What you need to do
Collect each line of the records containing the string "this".

Data supplied
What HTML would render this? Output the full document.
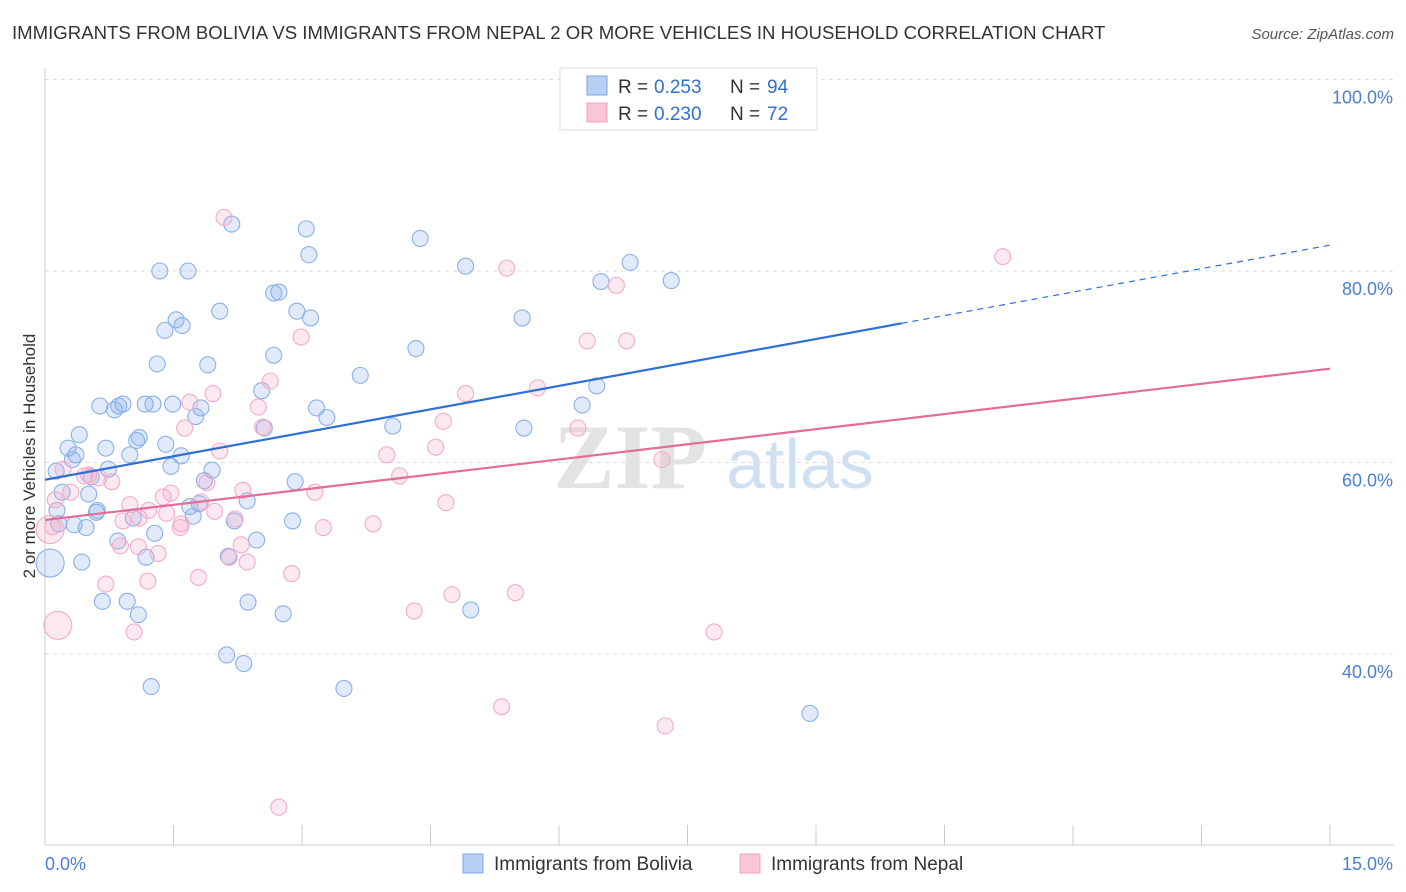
<!DOCTYPE html>
<html><head><meta charset="utf-8"><style>
body{margin:0;background:#fff;font-family:"Liberation Sans",sans-serif;}
svg{display:block}
</style></head><body>
<svg id="chart" width="1406" height="892" viewBox="0 0 1406 892">
<text x="12" y="39" font-size="18.6" fill="#333">IMMIGRANTS FROM BOLIVIA VS IMMIGRANTS FROM NEPAL 2 OR MORE VEHICLES IN HOUSEHOLD CORRELATION CHART</text>
<text x="1394" y="39" font-size="15" fill="#555" font-style="italic" text-anchor="end">Source: ZipAtlas.com</text>
<g>
<text x="630" y="488" font-size="92" fill="#d8d8d8" text-anchor="middle" font-family="Liberation Serif,serif" font-weight="bold" opacity="0.7">ZIP</text>
<text x="800" y="488" font-size="70" fill="#bcd3ee" text-anchor="middle" opacity="0.7">atlas</text>
</g>
<g id="grid"></g>
<g id="axes"></g>
<g id="pts"></g>
<g id="lines"></g>
<text x="35" y="456" font-size="17" fill="#333" text-anchor="middle" transform="rotate(-90 35 456)">2 or more Vehicles in Household</text>
<g>
<rect x="560" y="68" width="257" height="62" fill="#fff" stroke="#ddd"/>
<rect x="587" y="76" width="20" height="19" fill="#b8d0f3" stroke="#7aa5e6"/>
<rect x="587" y="103" width="20" height="19" fill="#f9c6d6" stroke="#f0a0bc"/>
<text x="618" y="93" font-size="19" fill="#333">R =</text>
<text x="654" y="93" font-size="19" fill="#2f6fd6">0.253</text>
<text x="730" y="93" font-size="19" fill="#333">N =</text>
<text x="767" y="93" font-size="19" fill="#2f6fd6">94</text>
<text x="618" y="120" font-size="19" fill="#333">R =</text>
<text x="654" y="120" font-size="19" fill="#2f6fd6">0.230</text>
<text x="730" y="120" font-size="19" fill="#333">N =</text>
<text x="767" y="120" font-size="19" fill="#2f6fd6">72</text>
</g>
<g>
<rect x="463" y="854" width="20" height="19" fill="#b8d0f3" stroke="#7aa5e6"/>
<text x="494" y="870" font-size="19" fill="#333">Immigrants from Bolivia</text>
<rect x="740" y="854" width="20" height="19" fill="#f9c6d6" stroke="#f0a0bc"/>
<text x="771" y="870" font-size="19" fill="#333">Immigrants from Nepal</text>
</g>
</svg>
<script>
const xTicks=[0,1.5,3,4.5,6,7.5,9,10.5,12,13.5,15];
const yTicks=[40,60,80,100];
const yTickLabels=["40.0%","60.0%","80.0%","100.0%"];
const xTickLabels=["0.0%","15.0%"];
const blueX=[1.34,1.67,2.18,3.05,3.08,4.38,4.91,6.83,7.31,6.49,2.67,2.73,2.04,2.94,3.10,1.53,1.60,1.40,5.57,4.33,2.67,1.31,1.90,3.68,2.53,6.44,0.64,0.81,0.86,0.91,1.17,1.26,1.49,1.82,1.76,3.17,3.29,0.40,1.07,1.10,1.41,2.56,4.06,5.59,6.27,0.27,0.71,0.99,0.36,1.59,1.47,0.74,1.95,0.13,0.32,0.54,1.86,2.92,0.20,0.51,0.61,1.69,1.80,2.36,0.14,0.60,1.73,1.03,2.89,2.21,0.16,0.34,0.48,1.28,0.85,2.47,1.18,2.14,0.43,0.06,0.67,0.96,2.37,2.78,1.09,4.97,2.12,2.32,1.24,3.49,8.93];
const blueY=[80.0,80.0,84.9,84.4,81.7,83.4,80.5,80.9,79.0,78.9,77.7,77.8,75.8,75.8,75.1,74.9,74.3,73.8,75.1,71.9,71.2,70.3,70.2,69.1,67.5,68.0,65.9,65.5,65.9,66.1,66.1,66.1,66.1,65.7,64.8,65.7,64.7,62.9,62.3,62.6,61.9,63.6,63.8,63.6,66.0,61.5,61.5,60.8,60.8,60.7,59.6,59.3,59.2,59.1,60.3,58.5,58.1,58.0,56.9,56.7,55.0,55.4,55.7,56.0,55.0,54.8,54.4,54.2,53.9,53.9,53.6,53.5,53.2,52.6,51.8,51.9,50.1,50.2,49.6,49.5,45.5,45.5,45.4,44.2,44.1,44.6,39.9,39.0,36.6,36.4,33.8];
const blueBig=[79];
const pinkX=[2.09,11.18,5.39,6.67,2.99,6.33,6.79,2.63,1.96,1.69,2.49,4.91,5.75,1.63,2.54,6.22,4.65,4.56,2.04,3.99,4.14,7.20,0.21,0.46,0.63,0.78,0.30,0.51,0.12,1.89,2.31,3.15,1.38,1.47,1.82,0.99,1.21,1.42,1.98,2.22,1.59,1.58,0.91,1.10,3.25,3.83,4.68,0.09,0.88,1.09,1.32,2.29,2.15,2.36,0.71,1.20,1.79,2.88,4.75,5.49,4.31,1.04,7.81,0.15,5.33,7.24,2.73,0.06];
const pinkY=[85.6,81.5,80.3,78.5,73.1,72.7,72.7,68.5,67.2,66.3,65.8,67.2,67.8,63.6,63.7,63.6,64.3,61.6,61.2,60.8,58.6,60.3,59.3,58.6,58.4,58.0,56.9,58.7,56.1,57.9,57.1,56.9,56.4,56.8,55.9,55.6,55.0,54.7,54.9,54.1,53.6,53.2,53.9,54.2,53.2,53.6,55.8,53.3,51.3,51.2,50.5,51.4,50.1,49.6,47.3,47.6,48.0,48.4,46.2,46.4,44.5,42.3,42.3,43.0,34.5,32.5,24.0,53.0];
const pinkBig=[63,67];
const blueTrend=[58.2,82.7];
const pinkTrend=[54.0,69.8];
const blueSolidEnd=10.0;

const NS="http://www.w3.org/2000/svg";
const X0=45,X1=1330,YB=845;
function sx(v){return X0+(v/15)*(X1-X0);}
function sy(v){return 79.5+(100-v)*9.575;}
function mk(t,a,p){const e=document.createElementNS(NS,t);for(const k in a)e.setAttribute(k,a[k]);p.appendChild(e);return e;}
const grid=document.getElementById('grid'),axes=document.getElementById('axes'),pts=document.getElementById('pts'),lines=document.getElementById('lines');
yTicks.forEach((t,i)=>{
  const l=mk('line',{x1:X0,x2:1394,y1:sy(t),y2:sy(t),stroke:'#ddd','stroke-dasharray':'4 4'},grid);
  
  
  const tx=mk('text',{x:1393,y:sy(t)+24,'font-size':18,fill:'#4a7fd6','text-anchor':'end'},axes);
  tx.textContent=yTickLabels[i];
  
  
});
const ax=mk('line',{x1:X0,x2:X0,y1:68,y2:YB,stroke:'#ccc'},axes);


const bx=mk('line',{x1:X0,x2:1394,y1:YB,y2:YB,stroke:'#ccc'},axes);


xTicks.forEach(t=>{
  const l=mk('line',{x1:sx(t),x2:sx(t),y1:825,y2:YB,stroke:'#ccc'},axes);
  
  
});
const xl0=mk('text',{x:45,y:870,'font-size':18,fill:'#4a7fd6'},axes);xl0.textContent=xTickLabels[0];


const xl1=mk('text',{x:1393,y:870,'font-size':18,fill:'#4a7fd6','text-anchor':'end'},axes);xl1.textContent=xTickLabels[1];


function dots(xs,ys,big,fill,stroke,name){
  xs.forEach((x,i)=>{
    const c=mk('circle',{cx:sx(x),cy:sy(ys[i]),r:big.includes(i)?14:8,fill:fill,stroke:stroke,'stroke-width':1.1},pts);
    
    
  });
}
dots(blueX,blueY,blueBig,'rgba(130,170,235,0.25)','#8ab0ea','point-bolivia');
dots(pinkX,pinkY,pinkBig,'rgba(245,165,195,0.25)','#f3acc4','point-nepal');
function ty(tr,x){return tr[0]+(tr[1]-tr[0])*x/15;}
const b1=mk('line',{x1:sx(0),y1:sy(ty(blueTrend,0)),x2:sx(blueSolidEnd),y2:sy(ty(blueTrend,blueSolidEnd)),stroke:'#2f6fd6','stroke-width':2.2},lines);


const b2=mk('line',{x1:sx(blueSolidEnd),y1:sy(ty(blueTrend,blueSolidEnd)),x2:sx(15),y2:sy(ty(blueTrend,15)),stroke:'#2f6fd6','stroke-width':1.2,'stroke-dasharray':'6 5'},lines);


const p1=mk('line',{x1:sx(0),y1:sy(ty(pinkTrend,0)),x2:sx(15),y2:sy(ty(pinkTrend,15)),stroke:'#e46c96','stroke-width':2.2},lines);


</script>
</body></html>
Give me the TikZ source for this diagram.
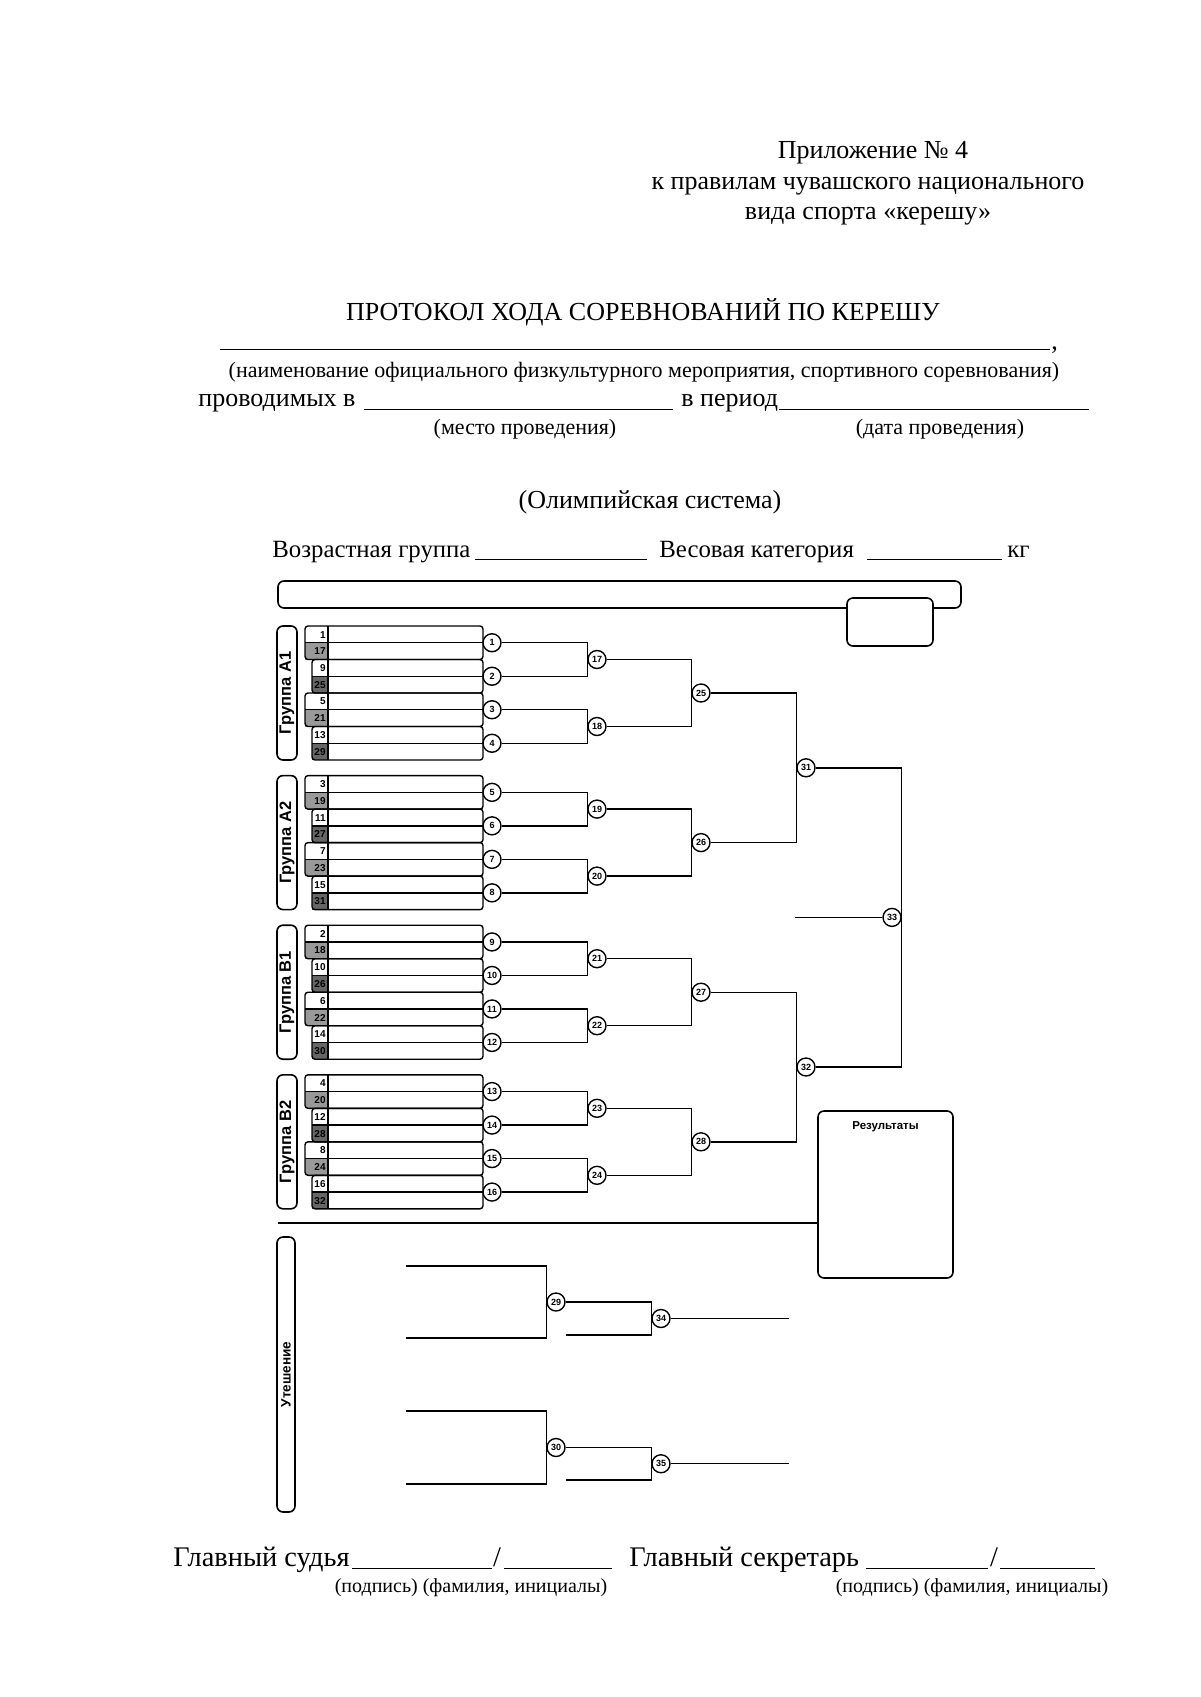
\documentclass[tikz,border=0pt]{standalone}
\usepackage{fontspec}
\setmainfont{Liberation Serif}
\newfontfamily\sansf{Liberation Sans}
\usetikzlibrary{calc}
\tikzset{
 ln/.style={line width=0.7pt},
 circ/.style={draw, circle, line width=0.7pt, minimum size=9pt, inner sep=0pt, fill=white, font=\sansf\bfseries\fontsize{4.5}{5}\selectfont},
 num/.style={inner sep=0.5pt, font=\sansf\bfseries\fontsize{5}{6}\selectfont},
 grp/.style={draw, rounded corners=3pt, line width=0.8pt, minimum height=10pt, inner sep=0pt, font=\sansf\bfseries\fontsize{8.25}{9}\selectfont},
 txt/.style={inner sep=0pt, font=\fontsize{13}{15}\selectfont},
 mid/.style={inner sep=0pt, font=\fontsize{12.4}{14}\selectfont},
 big/.style={inner sep=0pt, font=\fontsize{14.2}{16}\selectfont},
 small/.style={inner sep=0pt, font=\fontsize{11}{13}\selectfont},
 foot/.style={inner sep=0pt, font=\fontsize{10}{12}\selectfont},
 uline/.style={line width=0.5pt},
 frame/.style={line width=0.8pt, rounded corners=3pt},
}
\newcommand\pairbox[6]{%
  \fill[#5] (#2,#1+16.75) rectangle (328,#1+33.5);
  \draw[line width=0.7pt, rounded corners=1.5pt] (#2,#1) rectangle (483,#1+33.5);
  \draw[line width=0.7pt] (#2,#1+16.75) -- (483,#1+16.75) (328,#1) -- (328,#1+33.5);
  \node[num, anchor=east] (n#3) at (327,#1+8.6) {#3};
  \node[num, anchor=east] (n#4) at (327,#1+25.3) {#4};
  \node[circ] (m#6) at (492,#1+16.75) {#6};
}
\begin{document}
\begin{tikzpicture}[x=0.5pt,y=-0.5pt]
\fill[white] (0,0) rectangle (1200,1697);
\useasboundingbox (0,0) rectangle (1200,1697);

% ---- header texts
\node[txt, anchor=base] (t1) at (873,158) {Приложение №~4};
\node[txt, anchor=base] (t2) at (868,189) {к правилам чувашского национального};
\node[txt, anchor=base] (t3) at (868,219) {вида спорта «керешу»};
\node[txt, anchor=base] (t4) at (643,320) {ПРОТОКОЛ ХОДА СОРЕВНОВАНИЙ ПО КЕРЕШУ};
\draw[uline] (220,349) -- (1050,349);
\node[txt, anchor=base west] (tc) at (1051,349) {,};
\node[small, anchor=base] (t5) at (644,377) {(наименование официального физкультурного мероприятия, спортивного соревнования)};
\node[txt, anchor=base west] (t6) at (198,406) {проводимых в};
\draw[uline] (364,409) -- (673,409);
\node[txt, anchor=base west] (t7) at (681,406) {в период};
\draw[uline] (779,409) -- (1089,409);
\node[small, anchor=base] (t8) at (525,434) {(место проведения)};
\node[small, anchor=base] (t9) at (940,434) {(дата проведения)};
\node[txt, anchor=base] (t10) at (650,508) {(Олимпийская система)};
\node[mid, anchor=base west] (t11) at (272,557) {Возрастная группа};
\draw[uline] (475,559) -- (647,559);
\node[mid, anchor=base west] (t12) at (659,557) {Весовая категория};
\draw[uline] (867,559) -- (1002,559);
\node[mid, anchor=base west] (t13) at (1007,557) {кг};

% ---- header frame
\draw[frame] (278,581) rectangle (961,608);
\filldraw[frame, fill=white] (847,598) rectangle (933,646);

% ---- group labels
\node[grp, rotate=90, minimum width=67pt] (g1) at (287,693) {Группа A1};
\node[grp, rotate=90, minimum width=67pt] (g2) at (287,842.6) {Группа A2};
\node[grp, rotate=90, minimum width=67pt] (g3) at (287,992.2) {Группа B1};
\node[grp, rotate=90, minimum width=67pt] (g4) at (287,1141.8) {Группа B2};

% ---- entries: y0, left x, top, bottom, fill, circle
\pairbox{626}{305}{1}{17}{black!40}{1}
\pairbox{659.5}{312}{9}{25}{black!60}{2}
\pairbox{693}{305}{5}{21}{black!40}{3}
\pairbox{726.5}{312}{13}{29}{black!60}{4}
\pairbox{775.6}{305}{3}{19}{black!40}{5}
\pairbox{809.1}{312}{11}{27}{black!60}{6}
\pairbox{842.6}{305}{7}{23}{black!40}{7}
\pairbox{876.1}{312}{15}{31}{black!60}{8}
\pairbox{925.2}{305}{2}{18}{black!40}{9}
\pairbox{958.7}{312}{10}{26}{black!60}{10}
\pairbox{992.2}{305}{6}{22}{black!40}{11}
\pairbox{1025.7}{312}{14}{30}{black!60}{12}
\pairbox{1074.8}{305}{4}{20}{black!40}{13}
\pairbox{1108.3}{312}{12}{28}{black!60}{14}
\pairbox{1141.8}{305}{8}{24}{black!40}{15}
\pairbox{1175.3}{312}{16}{32}{black!60}{16}

% ---- round 2
\node[circ] (m17) at ($(m1)!0.5!(m2)+(105,0)$) {17};
\node[circ] (m18) at ($(m3)!0.5!(m4)+(105,0)$) {18};
\node[circ] (m19) at ($(m5)!0.5!(m6)+(105,0)$) {19};
\node[circ] (m20) at ($(m7)!0.5!(m8)+(105,0)$) {20};
\node[circ] (m21) at ($(m9)!0.5!(m10)+(105,0)$) {21};
\node[circ] (m22) at ($(m11)!0.5!(m12)+(105,0)$) {22};
\node[circ] (m23) at ($(m13)!0.5!(m14)+(105,0)$) {23};
\node[circ] (m24) at ($(m15)!0.5!(m16)+(105,0)$) {24};
\foreach \a/\b/\c in {1/2/17,3/4/18,5/6/19,7/8/20,9/10/21,11/12/22,13/14/23,15/16/24}
  \draw[ln] (m\a.east) -| (m\c.west) |- (m\b.east);
% ---- round 3
\node[circ] (m25) at ($(m17)!0.5!(m18)+(104,0)$) {25};
\node[circ] (m26) at ($(m19)!0.5!(m20)+(104,0)$) {26};
\node[circ] (m27) at ($(m21)!0.5!(m22)+(104,0)$) {27};
\node[circ] (m28) at ($(m23)!0.5!(m24)+(104,0)$) {28};
\foreach \a/\b/\c in {17/18/25,19/20/26,21/22/27,23/24/28}
  \draw[ln] (m\a.east) -| (m\c.west) |- (m\b.east);
% ---- round 4
\node[circ] (m31) at ($(m25)!0.5!(m26)+(105,0)$) {31};
\node[circ] (m32) at ($(m27)!0.5!(m28)+(105,0)$) {32};
\foreach \a/\b/\c in {25/26/31,27/28/32}
  \draw[ln] (m\a.east) -| (m\c.west) |- (m\b.east);
% ---- final
\node[circ] (m33) at ($(m31)!0.5!(m32)+(86,0)$) {33};
\draw[ln] (m31.east) -| (m33.east) |- (m32.east);
\coordinate (f33) at ($(m33)+(-97,0)$);
\draw[ln] (f33) -- (m33.west);

% ---- results
\draw[frame] (818,1111) rectangle (953,1278);
\node[inner sep=0pt, font=\sansf\bfseries\fontsize{5.75}{7}\selectfont] (res) at (885.5,1127) {Результаты};
\coordinate (s1) at (278,1223);
\coordinate (s2) at (818,1223);
\draw[ln] (s1) -- (s2);

% ---- consolation
\node[grp, rotate=90, minimum width=137.5pt, minimum height=9pt, font=\sansf\bfseries\fontsize{6.8}{8}\selectfont] (g5) at (286,1374.5) {Утешение};
\coordinate (c1) at (406,1266);
\coordinate (c2) at (406,1338);
\node[circ] (m29) at (556,1302) {29};
\draw[ln] (c1) -| (m29.west) |- (c2);
\node[circ] (m34) at (661,1318.5) {34};
\coordinate (c3) at (566,1335);
\draw[ln] (m29.east) -| (m34.west) |- (c3);
\coordinate (c4) at (789,1318.5);
\draw[ln] (m34.east) -- (c4);
\coordinate (c5) at (406,1411);
\coordinate (c6) at (406,1484);
\node[circ] (m30) at (556,1447.5) {30};
\draw[ln] (c5) -| (m30.west) |- (c6);
\node[circ] (m35) at (661,1463.75) {35};
\coordinate (c7) at (566,1480);
\draw[ln] (m30.east) -| (m35.west) |- (c7);
\coordinate (c8) at (789,1463.75);
\draw[ln] (m35.east) -- (c8);

% ---- footer
\node[big, anchor=base west] (t14) at (173,1566) {Главный судья};
\draw[uline] (352,1568) -- (492,1568);
\node[big, anchor=base] (sl1) at (497,1566) {/};
\draw[uline] (504,1568) -- (612,1568);
\node[big, anchor=base west] (t15) at (629,1566) {Главный секретарь};
\draw[uline] (866,1568) -- (988,1568);
\node[big, anchor=base] (sl2) at (994,1566) {/};
\draw[uline] (1000,1568) -- (1095,1568);
\node[foot, anchor=base] (t16) at (471,1592) {(подпись) (фамилия, инициалы)};
\node[foot, anchor=base] (t17) at (972,1592) {(подпись) (фамилия, инициалы)};
\end{tikzpicture}
\end{document}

Response
What HTML would render this? Output the full document.
Give me the TikZ source for this diagram.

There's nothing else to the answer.